By the way, the shortest upper-level survey I teach -- the Chinese and Japanese equivalents to your US surveys in focus -- is 300 years. I'm not particularly challenged by adding a decade or two on the end there.

Lendol Calder said...

Deciding what goes in, what gets left out is interesting, sometime excruciating, intellectual work. Your story about updating your survey to include 9/11 and the new world disorder is my story, too, Jonathan. But the problem of content is not the only intellectual problem of the survey, though many history teachers talk like it is. HOW to teach the content we select is the more demanding intellectual problem. If anyone wonders how this could be so, or whether it so, check out the wiggins & mctighe book referenced by hcr. Applying the lessons of backwards design in that approach makes taking oral field exams for the phd seem like a breeze.

pingela said...

I happened to run into my high school history teacher the other day, and he says that my old school has "solved" this problem by eliminating US history before 1900 -- they only teach from 1900 to the present. Which leaves you time to cover modern history in depth, but I don't see how you can even teach that span on its own -- the entire first half of the 20th century doesn't make any sense if you don't have the context of the industrial revolution and America's rise to dominance and imperialism.

I like your solution much better -- to decide which things have to be covered in less depth -- but it's a much more difficult approach. But I applaud you for making that effort. And for recognizing that history has to extend farther as new generations come in. My high school curriculum barely covered Watergate, and had nothing at all about the fall of the Berlin Wall. Which made it really difficult to connect events from the 70s to the modern world, if you were 8 when the Wall fell and remember essentially nothing about it. t

Andrea said...

Thanks for this thoughtful post, and I also appreciate the follow-up discussion. Steven Cromack's idea works well, I think, because it forces higher-level thinking (drawing comparisons and contrasts between events that thus demand a student's facility with the facts at hand), and I agree that the textbook becomes increasingly unimportant to the way that we teach U.S. history, as Jonathan wrote in his follow-up comment.

Anonymous said...

I teach Western Civilization in a small high school, so my challenge is to cover 4,000 years in one school year!

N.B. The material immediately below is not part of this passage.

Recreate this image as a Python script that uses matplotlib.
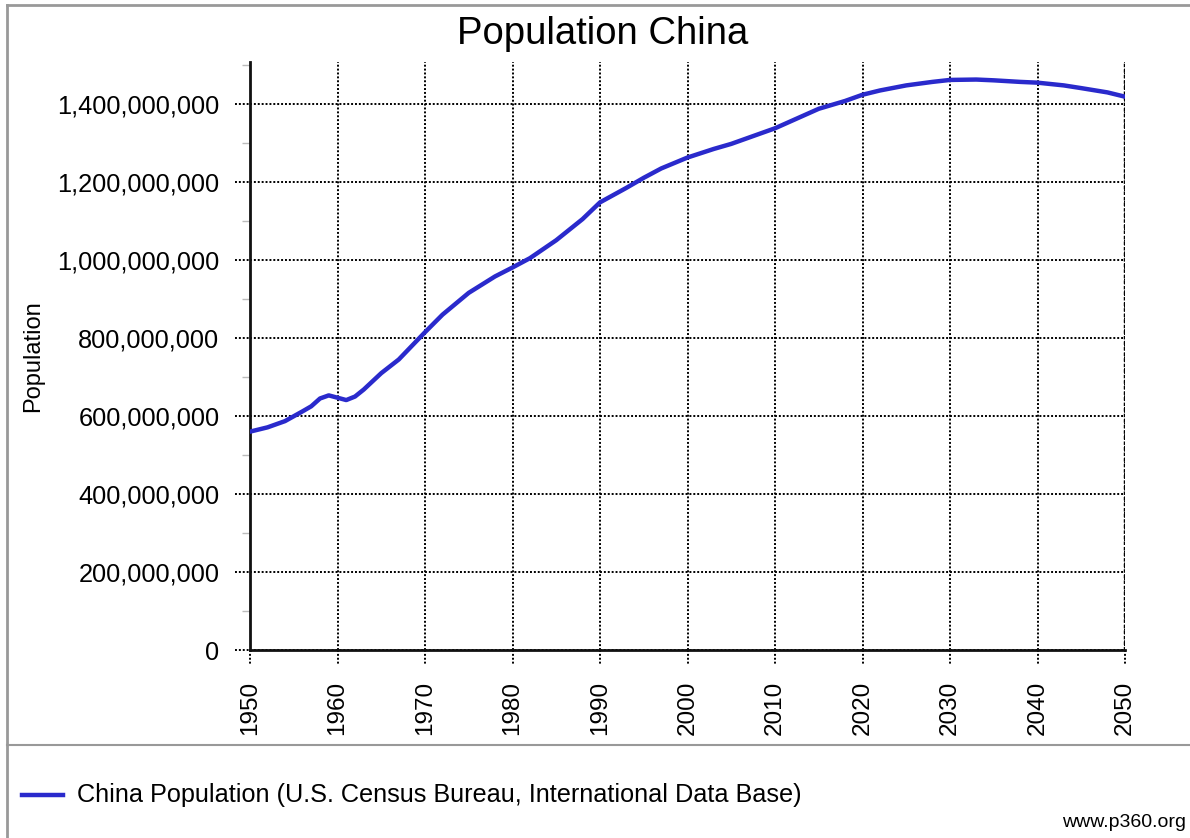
import matplotlib
matplotlib.use("Agg")
import matplotlib.pyplot as plt
from matplotlib.ticker import FuncFormatter, MultipleLocator
from matplotlib.lines import Line2D
import matplotlib.transforms as mtrans

plt.rcParams['font.family'] = ['Liberation Sans', 'DejaVu Sans']

years = [1950, 1952, 1954, 1956, 1957, 1958, 1959, 1960, 1961, 1962, 1963, 1965,
         1967, 1970, 1972, 1975, 1978, 1980, 1982, 1985, 1988, 1990, 1993, 1995,
         1997, 2000, 2003, 2005, 2008, 2010, 2013, 2015, 2018, 2020, 2022, 2025,
         2028, 2030, 2033, 2035, 2038, 2040, 2043, 2045, 2048, 2050]
population = [560e6, 571e6, 587e6, 612e6, 625e6, 645e6, 653e6, 647e6, 641e6, 650e6,
              668e6, 710e6, 745e6, 815e6, 860e6, 916e6, 958e6, 981e6, 1005e6, 1051e6,
              1105e6, 1148e6, 1185e6, 1211e6, 1235e6, 1263e6, 1285e6, 1298e6, 1322e6,
              1338e6, 1368e6, 1388e6, 1408e6, 1424e6, 1435e6, 1448e6, 1457e6, 1462e6,
              1463e6, 1461e6, 1457e6, 1455e6, 1448e6, 1441e6, 1430e6, 1419e6]

x_ticks = list(range(1950, 2051, 10))
y_ticks = list(range(0, 1400000001, 200000000))
title = "Population China"
y_label = "Population"
legend_label = "China Population (U.S. Census Bureau, International Data Base)"
credit = "www.p360.org"

fig = plt.figure(figsize=(11.9, 8.38), dpi=100)
ax = fig.add_axes([250/1190, 1-650/838, (1125-250)/1190, (650-62)/838])

ax.plot(years, population, color='#2a2acc', lw=3.2, solid_capstyle='round',
        solid_joinstyle='round', zorder=3)

ax.set_xlim(1950, 2050)
ax.set_ylim(0, 1508e6)
ax.set_xticks(x_ticks)
ax.set_yticks(y_ticks)
ax.yaxis.set_minor_locator(MultipleLocator(100e6))
ax.yaxis.set_major_formatter(FuncFormatter(lambda v, p: f"{int(v):,}"))
ax.tick_params(axis='x', which='major', length=0, pad=22, labelsize=17.5, rotation=90)
ax.tick_params(axis='y', which='major', length=0, pad=22, labelsize=18.3)
ax.tick_params(axis='y', which='minor', length=6, color='#bbbbbb', width=1)

dot = (0, (1, 1))
ax.grid(True, which='major', color='black', linestyle=dot, lw=1.4)
ax.set_axisbelow(True)

for s in ['top', 'right']:
    ax.spines[s].set_visible(False)
for s in ['left', 'bottom']:
    ax.spines[s].set_linewidth(2)
    ax.spines[s].set_color('#111111')

# dotted tick extensions beyond the axes
bt = mtrans.blended_transform_factory(ax.transData, ax.transAxes)
for xt in x_ticks:
    ax.add_line(Line2D([xt, xt], [0, -15/588], transform=bt, color='black',
                       linestyle=dot, lw=1.4, clip_on=False))
lt = mtrans.blended_transform_factory(ax.transAxes, ax.transData)
for yt in y_ticks:
    ax.add_line(Line2D([-15/875, 0], [yt, yt], transform=lt, color='black',
                       linestyle=dot, lw=1.4, clip_on=False))
# heavier right edge at 2050
ax.axvline(2050, color='black', linestyle=(0, (1, 0.6)), lw=2.5, zorder=2)

ax.set_ylabel(y_label, fontsize=17)
ax.yaxis.set_label_coords(-206/875, 0.5)

fig.text(603/1190, 1-34/838, title, ha='center', va='center', fontsize=27.5)

# frame lines
fig.add_artist(Line2D([7/1190, 1], [1-5/838, 1-5/838], color='#999999', lw=2))
fig.add_artist(Line2D([7/1190, 7/1190], [0, 1-5/838], color='#999999', lw=2))
fig.add_artist(Line2D([7/1190, 1], [1-745/838, 1-745/838], color='#999999', lw=1.5))

# legend
fig.add_artist(Line2D([22/1190, 63/1190], [1-795/838, 1-795/838], color='#2a2acc', lw=3.2))
fig.text(77/1190, 1-795/838, legend_label, ha='left', va='center', fontsize=18.2)
fig.text(1062/1190, 1-822/838, credit, ha='left', va='center', fontsize=14)

fig.savefig("out.png", dpi=100)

When I started teaching four years ago (second career) I did well to squeeze in one day on the Cold War at the very end of the school year. This spring I realized I'm making the classic mistake that my high school teachers made 30 years ago - I'm not teaching my students about the world into which they will graduate.

This year I'm rearranging some topics so that I can teach my students about post-Cold War Europe. Unfortunately, that means we'll spend less time with the ancient Greeks and Romans. I feel the trade-off is worth it, though, as learning about modern Europe will be much more relevant to my 21st-century students.